X = pns.drop(["wealthC", "wealthI"], axis = 1)
y = pns.wealthC

Drop any null values, then cast any float values to integers.

Set X (feature variables) as every column except for the target variables (wealthC and wealthI) Set y (target variable) as wealthC as specified

Perform a linear regression and compute the R^2. Standardize the features and again compute the R^2. Compare the coefficients from each of the two models and describe how they have changed.

The R^2 value without K-Fold or standardization: 0.736

The R^2 value with standardization and no K-Fold: 0.736

We can use the DoKFold function defined in class to compute the R^2.

The R^2 value with K-Fold and no standardization (testing score): 0.756

The R^2 value with K-Fold and standardization (testing score): 0.756

Results show that performing a K-Fold validation instead of running the basic regression was more effective. We also see that standardizing the feature variables did not change the R^2 values.

Run a ridge regression and report your best results.

The alpha range that I set here for the following results was np.linspace(70, 80, 20)

Optimal Alpha value: 73.684

Training Score: 0.736

Testing Score: 0.735

Plot:

Run a lasso regression and report your best results.

The alpha range that I set here for the following results was np.linspace(0.001, 0.003, 10)

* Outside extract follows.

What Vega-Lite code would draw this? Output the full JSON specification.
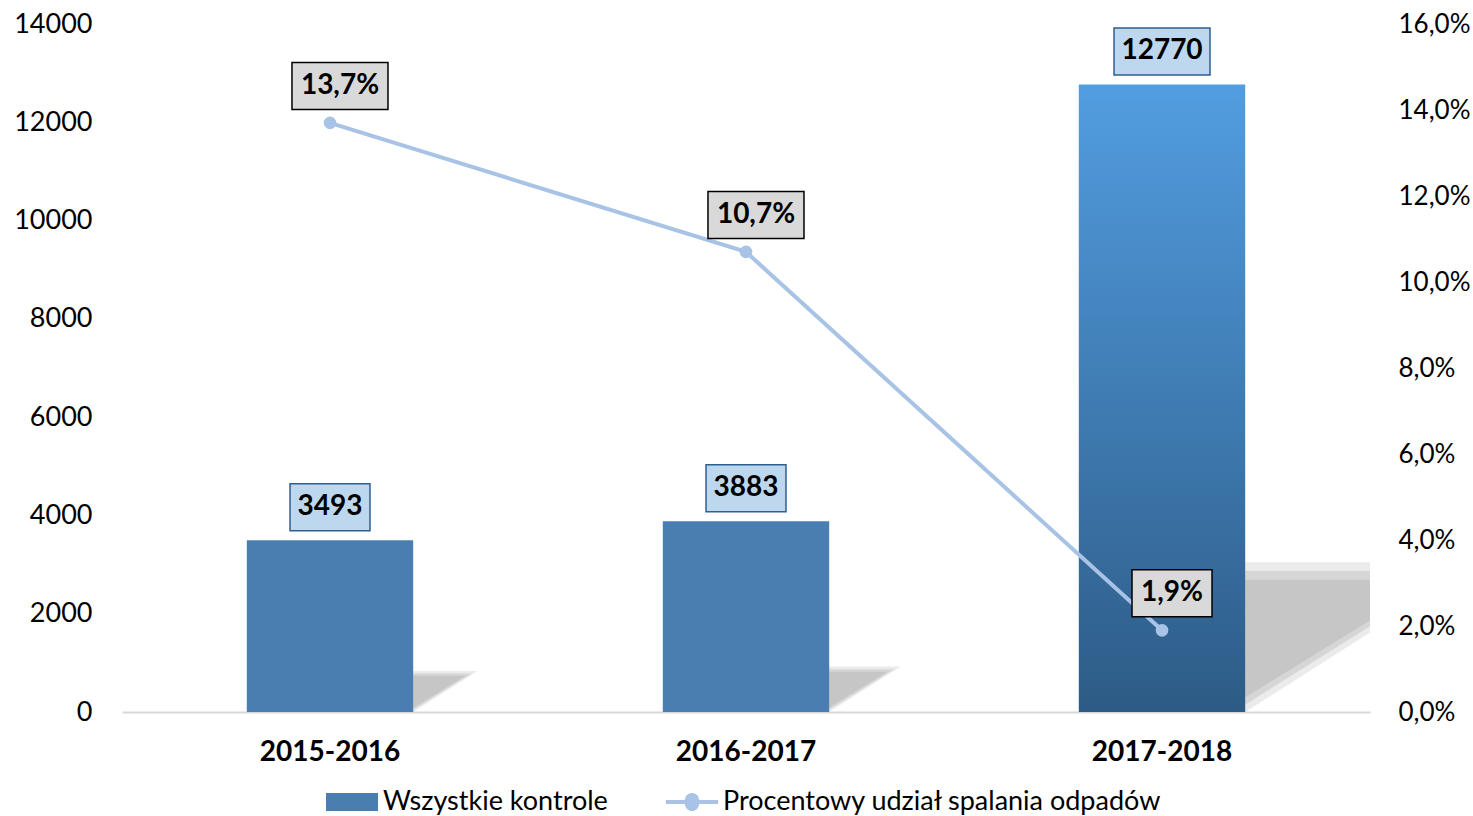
{
  "$schema": "https://vega.github.io/schema/vega-lite/v6.json",
  "width": 1248,
  "height": 688,
  "autosize": {"type": "none"},
  "padding": {"left": 122, "top": 24, "right": 103, "bottom": 104},
  "background": "white",
  "config": {
    "view": {"stroke": null},
    "locale": {"number": {"decimal": ",", "thousands": " ", "grouping": [3], "currency": ["", " zł"]}},
    "font": "Lato"
  },
  "data": {
    "values": [
      {"okres": "2015-2016", "kontrole": 3493, "udzial": 0.137},
      {"okres": "2016-2017", "kontrole": 3883, "udzial": 0.107},
      {"okres": "2017-2018", "kontrole": 12770, "udzial": 0.019}
    ]
  },
  "encoding": {
    "x": {
      "field": "okres", "type": "nominal", "sort": null,
      "scale": {"paddingInner": 0.6, "paddingOuter": 0.3},
      "axis": {
        "title": null, "labelAngle": 0, "labelFont": "Lato", "labelFontSize": 28,
        "labelFontWeight": "bold", "labelColor": "#000000", "labelPadding": 26,
        "ticks": false, "domainColor": "#D9D9D9", "domainWidth": 2
      }
    }
  },
  "layer": [
    {
      "encoding": {
        "y": {
          "field": "kontrole", "type": "quantitative",
          "scale": {"domain": [0, 14000]},
          "axis": {
            "title": null, "values": [0, 2000, 4000, 6000, 8000, 10000, 12000, 14000],
            "format": "d", "grid": false, "ticks": false, "domain": false,
            "labelFont": "Lato", "labelFontSize": 27, "labelColor": "#000000", "labelPadding": 30
          }
        }
      },
      "layer": [
        {
          "mark": {"type": "point", "filled": true, "clip": true, "fill": "#B0B0B0", "strokeWidth": 0, "opacity": 0.25, "shape": "M0,0L0,-1.02L1.6,-1.02Z"},
          "encoding": {
            "x": {"field": "okres", "type": "nominal", "bandPosition": 1},
            "y": {"datum": 0, "type": "quantitative"},
            "size": {"field": "kontrole", "type": "quantitative", "legend": null,
              "scale": {"type": "pow", "exponent": 2, "domain": [0, 14000], "range": [0, 103684]}}
          }
        },
        {
          "mark": {"type": "point", "filled": true, "clip": true, "fill": "#B0B0B0", "strokeWidth": 0, "opacity": 0.35, "shape": "M0,-0.05L0,-0.96L1.45,-0.96Z"},
          "encoding": {
            "x": {"field": "okres", "type": "nominal", "bandPosition": 1},
            "y": {"datum": 0, "type": "quantitative"},
            "size": {"field": "kontrole", "type": "quantitative", "legend": null,
              "scale": {"type": "pow", "exponent": 2, "domain": [0, 14000], "range": [0, 103684]}}
          }
        },
        {
          "mark": {"type": "point", "filled": true, "clip": true, "fill": "#B0B0B0", "strokeWidth": 0, "opacity": 0.4, "shape": "M0,-0.1L0,-0.9L1.3,-0.9Z"},
          "encoding": {
            "x": {"field": "okres", "type": "nominal", "bandPosition": 1},
            "y": {"datum": 0, "type": "quantitative"},
            "size": {"field": "kontrole", "type": "quantitative", "legend": null,
              "scale": {"type": "pow", "exponent": 2, "domain": [0, 14000], "range": [0, 103684]}}
          }
        },
        {
          "transform": [{"filter": "datum.okres != '2017-2018'"}],
          "mark": {"type": "bar"},
          "encoding": {
            "color": {
              "datum": "Wszystkie kontrole",
              "type": "nominal",
              "scale": {
                "domain": ["Wszystkie kontrole", "Procentowy udział spalania odpadów"],
                "range": ["#4A7EB0", "#A8C3E5"]
              },
              "legend": {
                "title": null, "orient": "none", "direction": "horizontal",
                "legendX": 204, "legendY": 752, "padding": 0,
                "labelFont": "Lato", "labelFontSize": 27, "labelColor": "#000000", "labelLimit": 600,
                "symbolSize": 2704, "columnPadding": 58, "labelOffset": 5,
                "symbolStrokeWidth": 0, "symbolOpacity": 1,
                "encode": {
                  "symbols": {
                    "update": {
                      "shape": {"signal": "datum.value === 'Wszystkie kontrole' ? 'M-1,-0.35L1,-0.35L1,0.35L-1,0.35Z' : 'M-1,-0.08L-0.27,-0.08A0.27,0.27 0 0,1 0.27,-0.08L1,-0.08L1,0.08L0.27,0.08A0.27,0.27 0 0,1 -0.27,0.08L-1,0.08Z'"},
                      "fill": {"signal": "datum.value === 'Wszystkie kontrole' ? '#4A7EB0' : '#A8C3E5'"},
                      "fillOpacity": {"value": 1},
                      "strokeWidth": {"value": 0},
                      "size": {"value": 2704}
                    }
                  }
                }
              }
            }
          }
        },
        {
          "transform": [{"filter": "datum.okres == '2017-2018'"}],
          "mark": {
            "type": "bar",
            "color": {
              "gradient": "linear", "x1": 0, "y1": 0, "x2": 0, "y2": 1,
              "stops": [{"offset": 0, "color": "#529DE0"}, {"offset": 1, "color": "#2D5B86"}]
            }
          }
        },
        {
          "mark": {"type": "point", "filled": true, "fill": "#BDD7EE", "stroke": "#2F5F8F", "strokeWidth": 1.5, "opacity": 1, "size": 9216},
          "encoding": {
            "shape": {
              "condition": {"test": "datum.kontrole >= 10000", "value": "M-1,-1.177L1,-1.177L1,-0.198L-1,-0.198Z"},
              "value": "M-0.833,-1.177L0.833,-1.177L0.833,-0.198L-0.833,-0.198Z"
            }
          }
        },
        {
          "mark": {"type": "text", "dy": -33, "baseline": "middle", "align": "center", "font": "Lato", "fontSize": 28, "fontWeight": "bold", "color": "#000000"},
          "encoding": {"text": {"field": "kontrole", "type": "quantitative", "format": "d"}}
        }
      ]
    },
    {
      "encoding": {
        "y": {
          "field": "udzial", "type": "quantitative",
          "scale": {"domain": [0, 0.16]},
          "axis": {
            "orient": "right", "title": null, "values": [0, 0.02, 0.04, 0.06, 0.08, 0.1, 0.12, 0.14, 0.16],
            "format": ".1%", "grid": false, "ticks": false, "domain": false,
            "labelFont": "Lato", "labelFontSize": 26, "labelColor": "#000000", "labelPadding": 28
          }
        }
      },
      "layer": [
        {
          "mark": {"type": "line", "strokeWidth": 4, "point": {"filled": true, "size": 160, "color": "#A8C3E5", "opacity": 1}},
          "encoding": {
            "color": {"datum": "Procentowy udział spalania odpadów", "type": "nominal"}
          }
        },
        {
          "mark": {"type": "point", "filled": true, "fill": "#D9D9D9", "stroke": "#000000", "strokeWidth": 1.5, "opacity": 1, "size": 9216},
          "encoding": {
            "shape": {
              "condition": {"test": "datum.udzial >= 0.1", "value": "M-0.792,-1.26L1.208,-1.26L1.208,-0.281L-0.792,-0.281Z"},
              "value": "M-0.625,-1.26L1.042,-1.26L1.042,-0.281L-0.625,-0.281Z"
            }
          }
        },
        {
          "mark": {"type": "text", "dy": -37, "dx": 10, "baseline": "middle", "align": "center", "font": "Lato", "fontSize": 28, "fontWeight": "bold", "color": "#000000"},
          "encoding": {"text": {"field": "udzial", "type": "quantitative", "format": ".1%"}}
        }
      ]
    }
  ],
  "resolve": {"scale": {"y": "independent"}}
}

Optimal Alpha value: 0.00189

Training score: 0.736

Testing score: 0.735

Plot:

Repeat the previous steps using the variable wealthI as your target.

Ridge Regression:

The alpha range that I set here for the following results was np.linspace(90,110,20)

Optimal Alpha value: 97.368

Training score: 0.826

Testing score: 0.825

Plot:

Lasso Regression:

The alpha range that I set here for the following results was np.linspace(0.1, 0.2, 10)

Optimal Alpha value: 0.13333

Training score: 0.826

Testing score: 0.825

Plot:

There was little to no difference between the different types of regression models. There was some difference in R^2 with linear regression with and without K-Fold; K-Fold performed slightly better. The biggest difference came in changing the target y variable from wealthC to wealthI. R^2 values were considerably higher with the wealthI as the target. Additionally, standardizing the dataset did not seem to have a meaningful difference, as seen when performing linear regression with/without standardization.